You will see new products and services; new competitors; alternative ways of developing technology that will knock your socks off. In many ways I think the golden age of running a non-profit cultural organization is just now starting. In the foreseeable future, those competent managers who want to run an efficient and smart operation will now have a fighting chance of running their organizations the way they know they should be run, but could never before afford.
Next year will be the
beginning of a new standard of technology. The era of CRM is coming and
I’m betting it’s going to be quite exciting.

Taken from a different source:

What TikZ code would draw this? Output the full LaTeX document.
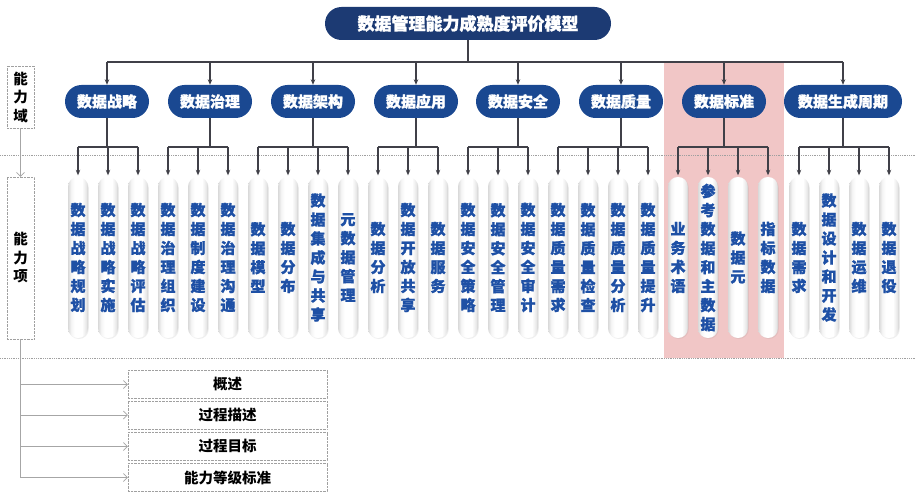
\documentclass[tikz,border=0pt]{standalone}
\usepackage{fontspec}
\setmainfont{Noto Sans CJK SC}
\newfontfamily\heavy{Noto Sans CJK SC}[BoldFeatures={FakeBold=1.3}]
\usetikzlibrary{arrows.meta,shadows,backgrounds}
\definecolor{titlebg}{RGB}{28,58,115}
\definecolor{dombg}{RGB}{26,72,145}
\definecolor{itemtxt}{RGB}{30,80,165}
\definecolor{hilite}{RGB}{241,198,198}
\definecolor{conn}{RGB}{64,64,72}
\definecolor{dotgray}{RGB}{160,160,160}
\pgfdeclarehorizontalshading{pillshade}{100bp}{color(0bp)=(gray!30); color(25bp)=(gray!30); color(33bp)=(gray!8); color(42bp)=(white); color(60bp)=(white); color(70bp)=(gray!18); color(75bp)=(gray!38); color(100bp)=(gray!38)}
\tikzset{
  titlebox/.style={fill=titlebg, text=white, minimum width=286pt, minimum height=33pt, rounded corners=16.5pt, inner sep=0pt, font=\heavy\bfseries\fontsize{17}{20}\selectfont},
  dombox/.style={fill=dombg, text=white, minimum width=84pt, minimum height=33pt, rounded corners=16.5pt, inner sep=0pt, font=\heavy\bfseries\fontsize{15}{18}\selectfont},
  itembox/.style={shading=pillshade, minimum width=20pt, minimum height=161pt, rounded corners=9.9pt, inner sep=0pt, align=center, text=itemtxt, font=\heavy\bfseries\fontsize{15}{19}\selectfont, drop shadow={opacity=0.12, shadow xshift=0.8pt, shadow yshift=-1pt}},
  lblbox/.style={draw=dotgray, densely dotted, minimum width=27pt, inner sep=0pt, align=center, font=\bfseries\fontsize{14.5}{18.5}\selectfont},
  infobox/.style={draw=dotgray, densely dotted, minimum width=199pt, minimum height=28pt, inner sep=0pt, font=\bfseries\fontsize{14.5}{17}\selectfont},
  conline/.style={draw=conn, line width=1.1pt},
  conarrow/.style={draw=conn, line width=1.1pt, -{Stealth[length=5.5pt,width=4.5pt]}},
  grayarrow/.style={draw=gray!70, line width=0.7pt, -{Straight Barb[length=4pt,width=8pt]}},
  grayline/.style={draw=gray!70, line width=0.7pt},
  sepline/.style={draw=dotgray, densely dotted, line width=0.8pt}
}
\begin{document}
\begin{tikzpicture}[x=1pt,y=-1pt]
\useasboundingbox (0,0) rectangle (915,500);
\fill[white] (0,0) rectangle (915,500);
% highlight
\fill[hilite] (664,62) rectangle (784,358);
% separators
\coordinate (s1l) at (0,155); \coordinate (s1r) at (915,155);
\coordinate (s2l) at (0,358); \coordinate (s2r) at (915,358);
\draw[sepline] (s1l) -- (s1r);
\draw[sepline] (s2l) -- (s2r);

% title
\node[titlebox] (T) at (468,23.5) {数据管理能力成熟度评价模型};

% domains
\node[dombox] (d1) at (107,101.5) {数据战略};
\node[dombox] (d2) at (210,101.5) {数据治理};
\node[dombox] (d3) at (313,101.5) {数据架构};
\node[dombox] (d4) at (416,101.5) {数据应用};
\node[dombox] (d5) at (518,101.5) {数据安全};
\node[dombox] (d6) at (621,101.5) {数据质量};
\node[dombox] (d7) at (724,101.5) {数据标准};
\node[dombox, minimum width=118pt] (d8) at (843,101.5) {数据生成周期};

% items
\node[itembox] (i1) at (78,257.5) {数\\据\\战\\略\\规\\划};
\node[itembox] (i2) at (108,257.5) {数\\据\\战\\略\\实\\施};
\node[itembox] (i3) at (138,257.5) {数\\据\\战\\略\\评\\估};
\node[itembox] (i4) at (168,257.5) {数\\据\\治\\理\\组\\织};
\node[itembox] (i5) at (198,257.5) {数\\据\\制\\度\\建\\设};
\node[itembox] (i6) at (228,257.5) {数\\据\\治\\理\\沟\\通};
\node[itembox] (i7) at (258,257.5) {数\\据\\模\\型};
\node[itembox] (i8) at (288,257.5) {数\\据\\分\\布};
\node[itembox] (i9) at (318,257.5) {数\\据\\集\\成\\与\\共\\享};
\node[itembox] (i10) at (348,257.5) {元\\数\\据\\管\\理};
\node[itembox] (i11) at (378,257.5) {数\\据\\分\\析};
\node[itembox] (i12) at (408,257.5) {数\\据\\开\\放\\共\\享};
\node[itembox] (i13) at (438,257.5) {数\\据\\服\\务};
\node[itembox] (i14) at (468,257.5) {数\\据\\安\\全\\策\\略};
\node[itembox] (i15) at (498,257.5) {数\\据\\安\\全\\管\\理};
\node[itembox] (i16) at (528,257.5) {数\\据\\安\\全\\审\\计};
\node[itembox] (i17) at (558,257.5) {数\\据\\质\\量\\需\\求};
\node[itembox] (i18) at (588,257.5) {数\\据\\质\\量\\检\\查};
\node[itembox] (i19) at (618,257.5) {数\\据\\质\\量\\分\\析};
\node[itembox] (i20) at (648,257.5) {数\\据\\质\\量\\提\\升};
\node[itembox] (i21) at (678,257.5) {业\\务\\术\\语};
\node[itembox] (i22) at (708,257.5) {参\\考\\数\\据\\和\\主\\数\\据};
\node[itembox] (i23) at (738,257.5) {数\\据\\元};
\node[itembox] (i24) at (768,257.5) {指\\标\\数\\据};
\node[itembox] (i25) at (799,257.5) {数\\据\\需\\求};
\node[itembox] (i26) at (829,257.5) {数\\据\\设\\计\\和\\开\\发};
\node[itembox] (i27) at (859,257.5) {数\\据\\运\\维};
\node[itembox] (i28) at (889,257.5) {数\\据\\退\\役};

% title -> domains
\coordinate (bus) at (0,62);
\draw[conline] (T.south) -- (T.south |- bus);
\draw[conline] (d1.north |- bus) -- (d8.north |- bus);
\foreach \d in {d1,d2,d3,d4,d5,d6,d7,d8}
  \draw[conarrow] (\d.north |- bus) -- (\d.north);

% domains -> items
\coordinate (ibus) at (0,147);
\foreach \d/\a/\b/\list in {d1/i1/i3/{i1,i2,i3}, d2/i4/i6/{i4,i5,i6}, d3/i7/i10/{i7,i8,i9,i10}, d4/i11/i13/{i11,i12,i13}, d5/i14/i16/{i14,i15,i16}, d6/i17/i20/{i17,i18,i19,i20}, d7/i21/i24/{i21,i22,i23,i24}, d8/i25/i28/{i25,i26,i27,i28}}{
  \draw[conline] (\d.south) -- (\d.south |- ibus);
  \draw[conline] (\a.north |- ibus) -- (\b.north |- ibus);
  \foreach \i in \list
    \draw[conarrow] (\i.north |- ibus) -- ([yshift=1.5pt]\i.north);
}

% left labels
\node[lblbox, minimum height=62pt] (L1) at (20.5,97) {能\\力\\域};
\node[lblbox, minimum height=162pt] (L2) at (20.5,258) {能\\力\\项};
\draw[grayarrow] (L1.south) -- (L2.north);

% bottom boxes
\node[infobox] (b1) at (227.5,384.5) {概述};
\node[infobox] (b2) at (227.5,415) {过程描述};
\node[infobox] (b3) at (227.5,446.5) {过程目标};
\node[infobox] (b4) at (227.5,477.5) {能力等级标准};
\draw[grayline] (L2.south) -- (L2.south |- b4.west);
\foreach \b in {b1,b2,b3,b4}
  \draw[grayarrow] (L2.south |- \b.west) -- (\b.west);
\end{tikzpicture}
\end{document}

Weathering the Bad Economy
In
closing, I want to comment about the economy. Last year at this time,
we all were worried about the arts & cultural industry, and a lot
of fears were justified. What is amazing to me is that a year later the
vast majority of small and medium-size organizations (which make up the
bulk of our client base) seem to have made it through by sheer grit,
smarts, and hard work.
Sure, many have cut budgets and are doing things more
efficiently than before. And they are surviving. Larger organizations
appear to have been harder hit. When corporate funding gets cut by
$250K, that’s hard money to replace.
However, when I
look at the vast majority of arts and cultural organizations across the
country, I see hard-working and committed managers weathering the storm
and persevering to continue to do what they are so very passionate
about.
To you, I tip my hat. I know I speak on behalf of our entire staff—a
staff filled with technically savvy folks who also happen to be theatre
buffs, singers, actors, musicians, playwrights, composers, directors—arts lovers—in
saying that we’re trying our hardest to do our part to help you attain
your goals, and we are in constant admiration of what you do every
day.
Have a wonderful and happy new year.